Entries provided
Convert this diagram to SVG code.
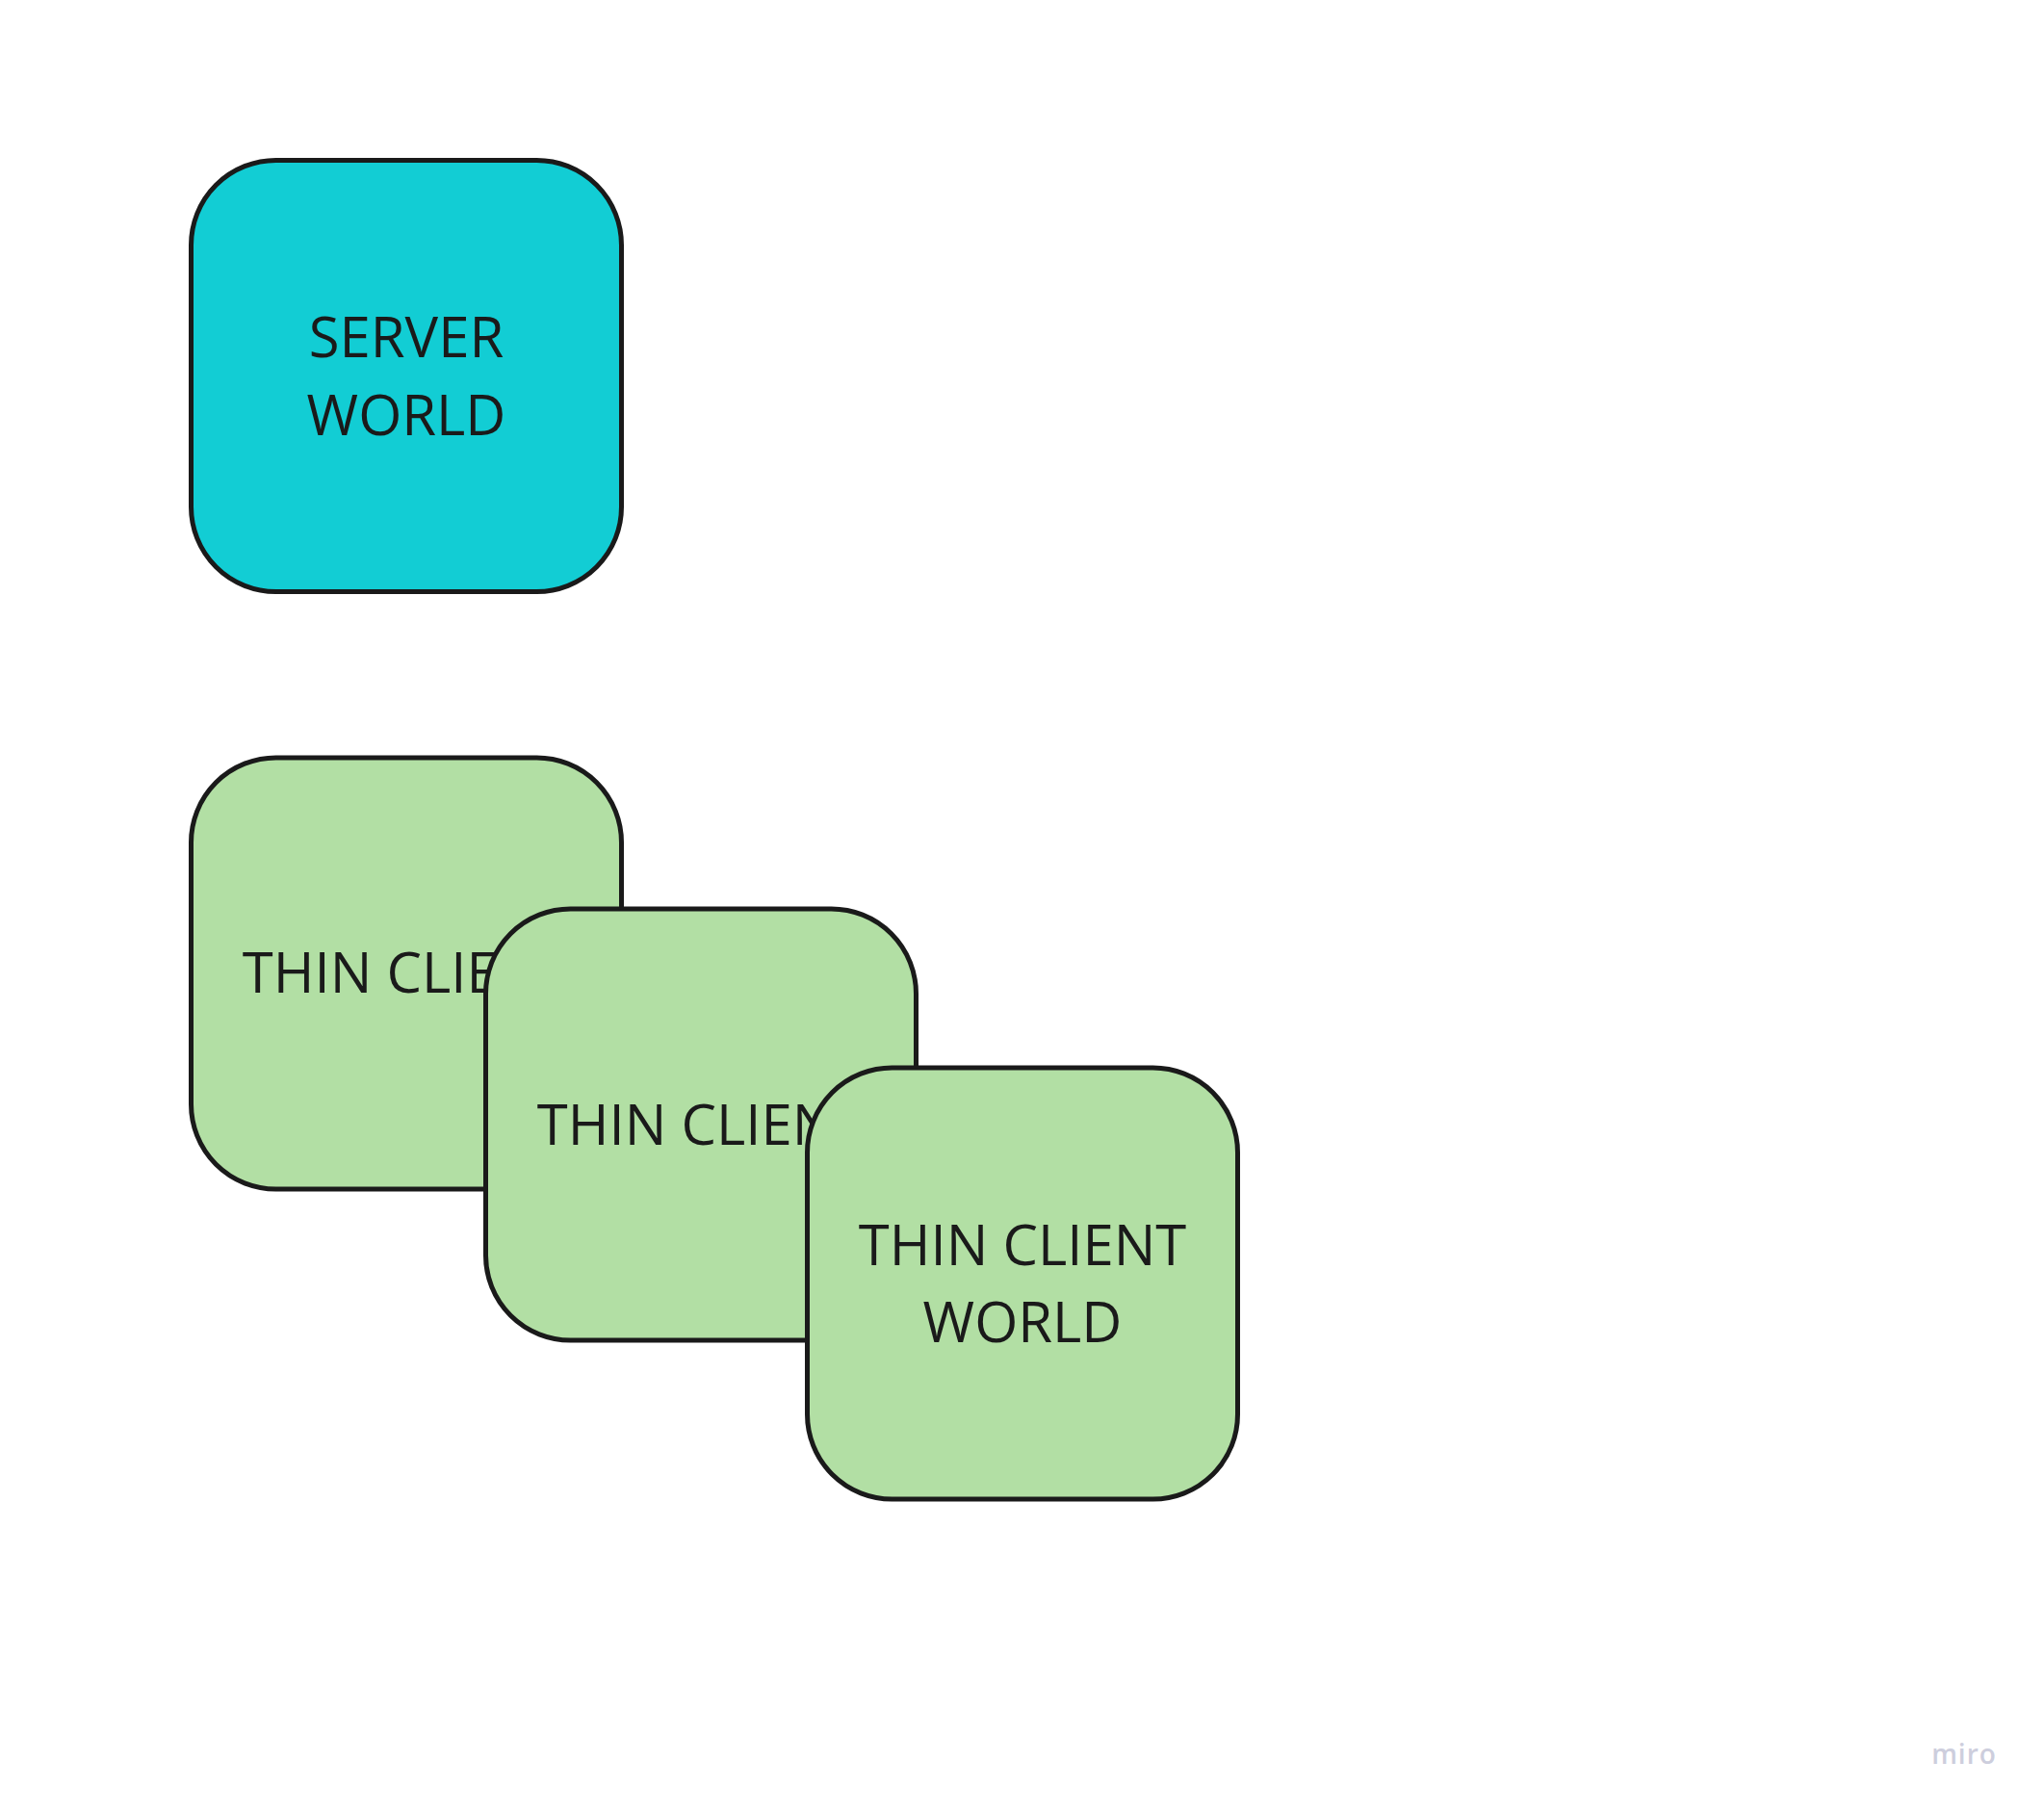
* * *
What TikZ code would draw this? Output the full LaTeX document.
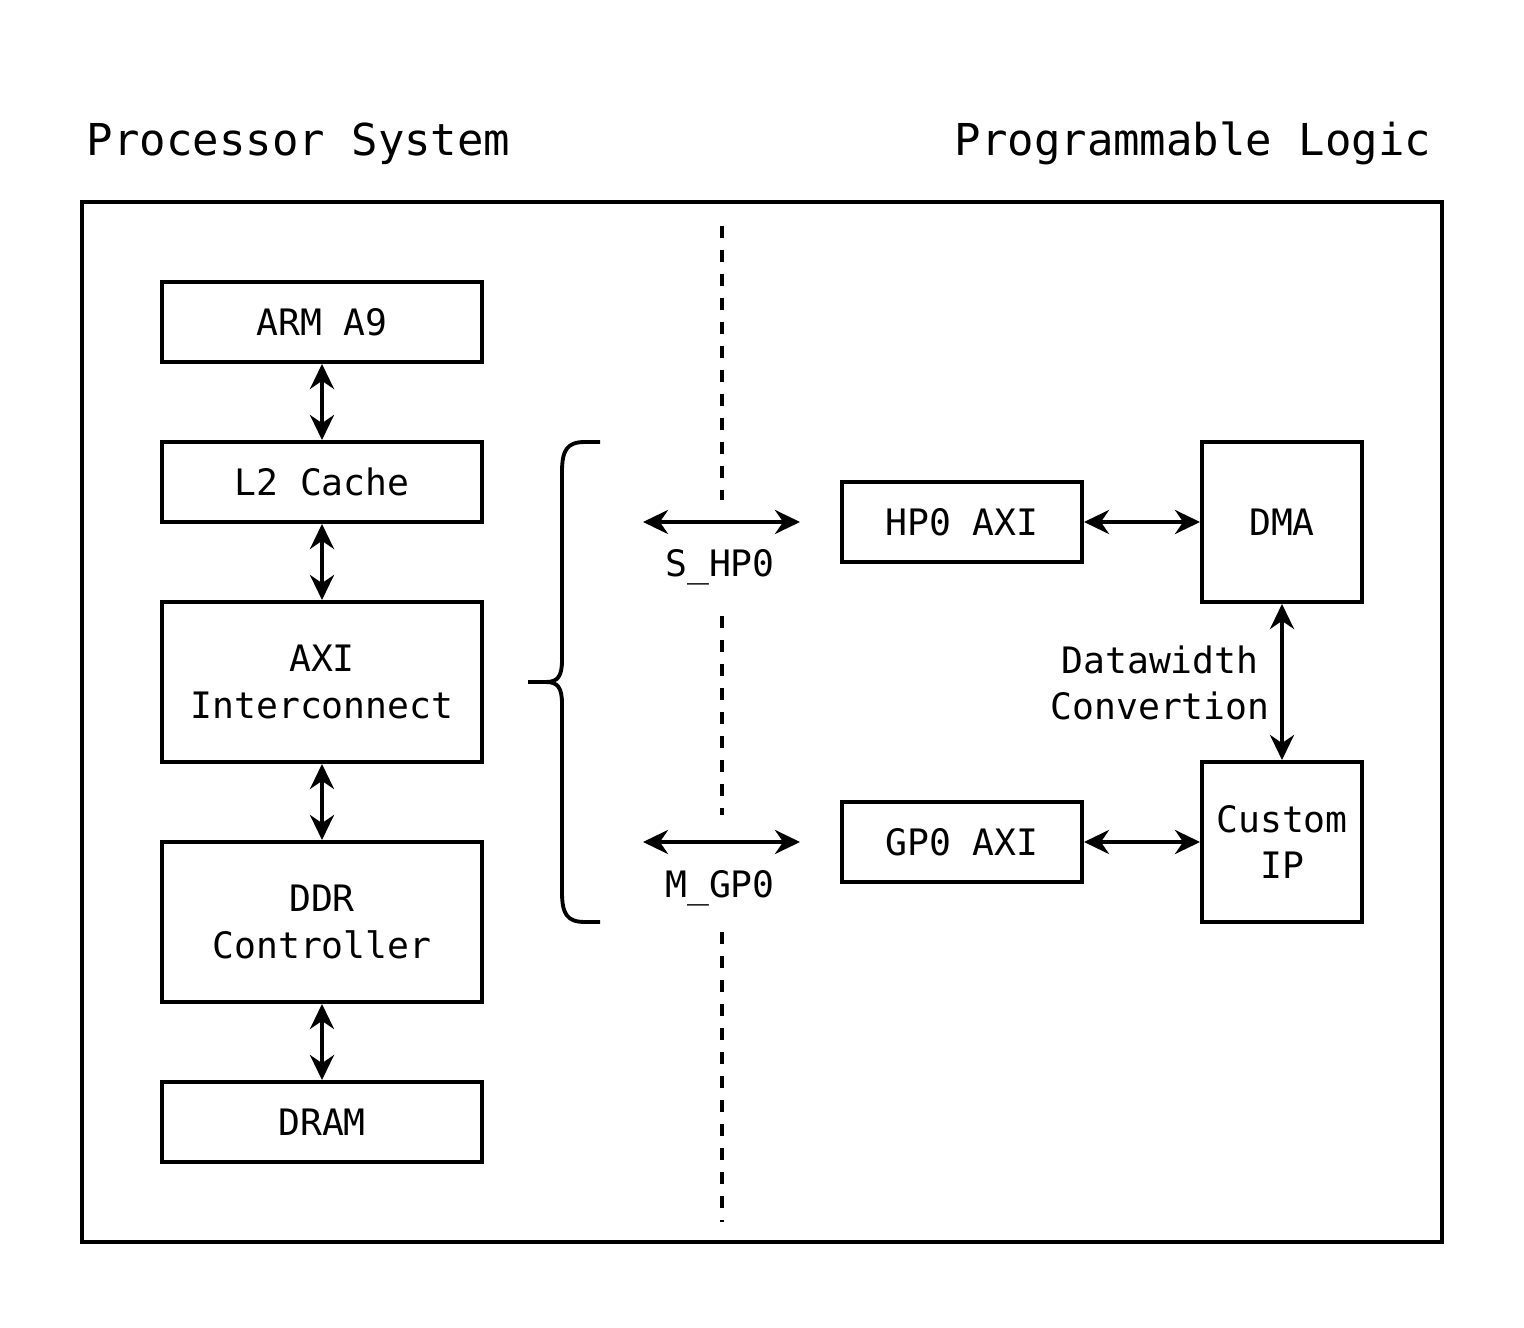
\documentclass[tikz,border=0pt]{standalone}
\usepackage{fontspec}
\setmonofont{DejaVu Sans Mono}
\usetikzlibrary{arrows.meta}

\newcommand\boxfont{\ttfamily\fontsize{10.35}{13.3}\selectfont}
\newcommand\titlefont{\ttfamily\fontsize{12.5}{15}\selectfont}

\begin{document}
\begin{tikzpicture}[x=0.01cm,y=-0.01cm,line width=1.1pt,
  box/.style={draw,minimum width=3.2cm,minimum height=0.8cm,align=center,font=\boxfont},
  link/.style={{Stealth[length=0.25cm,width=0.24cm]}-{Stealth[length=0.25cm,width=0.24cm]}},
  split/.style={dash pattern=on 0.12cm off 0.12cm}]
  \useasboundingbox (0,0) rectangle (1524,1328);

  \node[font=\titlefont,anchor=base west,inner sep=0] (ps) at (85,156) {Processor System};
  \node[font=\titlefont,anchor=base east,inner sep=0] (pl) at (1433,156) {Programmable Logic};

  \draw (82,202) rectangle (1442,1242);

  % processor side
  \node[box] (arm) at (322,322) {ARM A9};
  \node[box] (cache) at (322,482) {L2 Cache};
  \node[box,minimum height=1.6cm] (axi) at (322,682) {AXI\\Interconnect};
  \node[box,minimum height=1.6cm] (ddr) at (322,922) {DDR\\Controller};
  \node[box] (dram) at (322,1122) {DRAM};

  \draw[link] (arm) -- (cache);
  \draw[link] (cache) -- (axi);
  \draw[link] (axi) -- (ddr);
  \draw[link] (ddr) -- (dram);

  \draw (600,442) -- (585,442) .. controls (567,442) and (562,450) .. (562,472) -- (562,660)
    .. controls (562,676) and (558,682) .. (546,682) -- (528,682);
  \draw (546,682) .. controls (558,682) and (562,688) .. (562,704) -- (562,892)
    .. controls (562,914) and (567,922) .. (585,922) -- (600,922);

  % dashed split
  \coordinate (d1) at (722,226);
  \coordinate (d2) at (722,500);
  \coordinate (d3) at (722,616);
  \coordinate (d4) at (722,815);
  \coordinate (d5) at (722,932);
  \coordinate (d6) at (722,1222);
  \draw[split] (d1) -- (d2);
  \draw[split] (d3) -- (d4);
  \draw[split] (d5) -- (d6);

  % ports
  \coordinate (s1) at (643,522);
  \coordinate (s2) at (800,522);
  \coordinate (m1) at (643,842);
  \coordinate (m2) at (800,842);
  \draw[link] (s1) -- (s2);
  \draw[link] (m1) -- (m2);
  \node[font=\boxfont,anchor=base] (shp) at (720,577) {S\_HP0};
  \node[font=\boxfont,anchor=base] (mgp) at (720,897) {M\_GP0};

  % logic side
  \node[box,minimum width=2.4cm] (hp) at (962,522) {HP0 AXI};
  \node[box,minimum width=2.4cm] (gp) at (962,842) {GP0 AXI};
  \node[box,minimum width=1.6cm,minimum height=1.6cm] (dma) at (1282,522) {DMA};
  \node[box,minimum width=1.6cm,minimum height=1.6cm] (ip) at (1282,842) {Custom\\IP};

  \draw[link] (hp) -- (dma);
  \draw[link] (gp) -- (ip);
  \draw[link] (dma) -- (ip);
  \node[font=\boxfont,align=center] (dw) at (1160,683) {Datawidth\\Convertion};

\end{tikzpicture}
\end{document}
* * *
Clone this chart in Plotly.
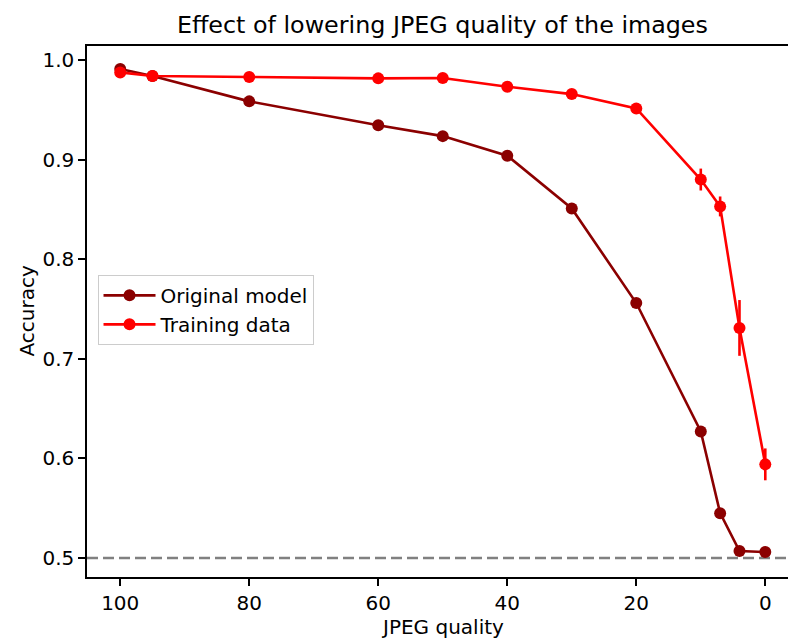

Problem to work on
From the material above, reproduce only what runs from the line holding "What TikZ code" down to the line holding "(ddr) -- (dram);", both included, pictures excluded.

Result of the task
What TikZ code would draw this? Output the full LaTeX document.
\documentclass[tikz,border=0pt]{standalone}
\usepackage{fontspec}
\setmonofont{DejaVu Sans Mono}
\usetikzlibrary{arrows.meta}

\newcommand\boxfont{\ttfamily\fontsize{10.35}{13.3}\selectfont}
\newcommand\titlefont{\ttfamily\fontsize{12.5}{15}\selectfont}

\begin{document}
\begin{tikzpicture}[x=0.01cm,y=-0.01cm,line width=1.1pt,
  box/.style={draw,minimum width=3.2cm,minimum height=0.8cm,align=center,font=\boxfont},
  link/.style={{Stealth[length=0.25cm,width=0.24cm]}-{Stealth[length=0.25cm,width=0.24cm]}},
  split/.style={dash pattern=on 0.12cm off 0.12cm}]
  \useasboundingbox (0,0) rectangle (1524,1328);

  \node[font=\titlefont,anchor=base west,inner sep=0] (ps) at (85,156) {Processor System};
  \node[font=\titlefont,anchor=base east,inner sep=0] (pl) at (1433,156) {Programmable Logic};

  \draw (82,202) rectangle (1442,1242);

  % processor side
  \node[box] (arm) at (322,322) {ARM A9};
  \node[box] (cache) at (322,482) {L2 Cache};
  \node[box,minimum height=1.6cm] (axi) at (322,682) {AXI\\Interconnect};
  \node[box,minimum height=1.6cm] (ddr) at (322,922) {DDR\\Controller};
  \node[box] (dram) at (322,1122) {DRAM};

  \draw[link] (arm) -- (cache);
  \draw[link] (cache) -- (axi);
  \draw[link] (axi) -- (ddr);
  \draw[link] (ddr) -- (dram);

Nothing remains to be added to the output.